My employees do not like cofee, they like beer. Is beer tax free and tax deductible or there are some limitations?
Unfortunately not, at least not the same way as with coffee. The rules regulating tax-free refreshments to staff say that it has to be a “simple” form of refreshment (“enklare förtäring”), such as “coffee, tea, alcohol-free drinks, fruit, buns or small sandwiches, that cannot be considered a full meal.” (my translation) See Skatteverket’s page (in Swedish).
So what happens if a company holds an “after work” for its staff? Well, it’s not really explicitly stated in the law, and Skatteverket hasn’t been too clear about it either. But we do know that companies can have staff parties without tax consequences for their staff, so I guess an after work could qualify as a staff party.

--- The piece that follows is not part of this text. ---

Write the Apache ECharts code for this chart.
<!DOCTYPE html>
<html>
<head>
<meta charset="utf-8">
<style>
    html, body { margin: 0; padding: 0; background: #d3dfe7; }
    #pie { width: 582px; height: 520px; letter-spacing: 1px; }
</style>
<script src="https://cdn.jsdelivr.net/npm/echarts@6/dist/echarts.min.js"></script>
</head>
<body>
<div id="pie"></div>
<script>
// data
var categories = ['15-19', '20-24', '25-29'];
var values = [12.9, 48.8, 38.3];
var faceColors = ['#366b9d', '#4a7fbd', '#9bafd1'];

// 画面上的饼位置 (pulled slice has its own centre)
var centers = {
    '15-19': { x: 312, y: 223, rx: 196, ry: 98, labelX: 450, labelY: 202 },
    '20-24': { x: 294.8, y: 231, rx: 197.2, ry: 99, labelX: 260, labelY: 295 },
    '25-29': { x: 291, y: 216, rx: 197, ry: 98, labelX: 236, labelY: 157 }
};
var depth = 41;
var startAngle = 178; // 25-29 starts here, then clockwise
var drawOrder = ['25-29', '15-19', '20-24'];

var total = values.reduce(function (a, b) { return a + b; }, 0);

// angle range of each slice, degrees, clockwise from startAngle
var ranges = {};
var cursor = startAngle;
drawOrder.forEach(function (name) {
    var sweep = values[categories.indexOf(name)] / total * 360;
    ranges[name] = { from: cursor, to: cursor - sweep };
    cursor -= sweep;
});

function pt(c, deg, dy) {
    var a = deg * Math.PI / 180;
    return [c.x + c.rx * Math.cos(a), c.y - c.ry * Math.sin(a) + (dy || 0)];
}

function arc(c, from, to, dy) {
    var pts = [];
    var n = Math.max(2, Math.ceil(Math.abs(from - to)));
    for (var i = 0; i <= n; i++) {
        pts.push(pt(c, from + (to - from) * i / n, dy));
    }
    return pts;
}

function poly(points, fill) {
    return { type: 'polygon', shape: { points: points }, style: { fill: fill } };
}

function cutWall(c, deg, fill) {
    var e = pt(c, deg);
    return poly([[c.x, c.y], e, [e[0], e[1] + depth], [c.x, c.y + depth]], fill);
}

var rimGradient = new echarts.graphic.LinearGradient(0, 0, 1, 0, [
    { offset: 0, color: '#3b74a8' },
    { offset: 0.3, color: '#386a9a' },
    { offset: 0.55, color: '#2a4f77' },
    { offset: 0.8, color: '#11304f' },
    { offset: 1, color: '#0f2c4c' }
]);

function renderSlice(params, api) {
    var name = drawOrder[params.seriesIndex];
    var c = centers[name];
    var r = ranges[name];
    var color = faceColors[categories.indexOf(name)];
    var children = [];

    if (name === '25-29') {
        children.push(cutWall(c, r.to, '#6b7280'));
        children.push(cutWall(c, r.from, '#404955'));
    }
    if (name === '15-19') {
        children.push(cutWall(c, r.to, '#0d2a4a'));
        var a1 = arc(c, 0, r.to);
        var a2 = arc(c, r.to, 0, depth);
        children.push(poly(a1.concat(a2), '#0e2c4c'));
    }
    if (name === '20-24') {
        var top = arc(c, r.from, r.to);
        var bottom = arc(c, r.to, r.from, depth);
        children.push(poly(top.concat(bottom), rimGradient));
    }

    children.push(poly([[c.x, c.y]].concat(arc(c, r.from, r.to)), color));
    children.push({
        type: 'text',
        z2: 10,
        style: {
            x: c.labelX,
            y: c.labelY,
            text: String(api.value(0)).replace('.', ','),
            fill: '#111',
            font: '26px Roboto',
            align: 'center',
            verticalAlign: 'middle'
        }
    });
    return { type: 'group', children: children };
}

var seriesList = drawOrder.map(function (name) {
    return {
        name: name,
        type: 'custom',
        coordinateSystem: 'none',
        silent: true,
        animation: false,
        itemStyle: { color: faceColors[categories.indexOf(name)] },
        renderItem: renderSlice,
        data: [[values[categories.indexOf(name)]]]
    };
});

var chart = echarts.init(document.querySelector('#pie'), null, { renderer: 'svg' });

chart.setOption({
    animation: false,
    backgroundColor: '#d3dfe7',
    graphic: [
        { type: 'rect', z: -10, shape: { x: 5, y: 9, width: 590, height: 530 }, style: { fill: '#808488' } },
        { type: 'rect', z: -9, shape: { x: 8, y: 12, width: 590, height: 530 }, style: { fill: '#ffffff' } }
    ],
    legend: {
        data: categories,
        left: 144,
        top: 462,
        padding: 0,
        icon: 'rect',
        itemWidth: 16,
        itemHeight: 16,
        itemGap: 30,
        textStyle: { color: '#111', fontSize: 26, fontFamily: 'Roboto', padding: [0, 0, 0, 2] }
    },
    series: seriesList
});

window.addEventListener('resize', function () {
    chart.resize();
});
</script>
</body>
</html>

However, you can’t do this too often, or it would be considered a taxable benefit for the staff. And what is “too often”? That’s not explicitly stated as far as I know, but my guess is that weekly would definitely be too often. While once a quarter would probably not be a problem.
Not that they do talk about a maximum of two staff parties per year, but this is from a deducting costs and VAT point of view, and doesn’t concern possible tax consequences for the staff. So it’s quite possible to have more than two staff parties per year without the staff being taxed.
I won’t go into the rules for the company’s tax-deductibility for costs and/or VAT, since these rules are complicated. And the main concern is usually that you don’t want staff members to be taxed.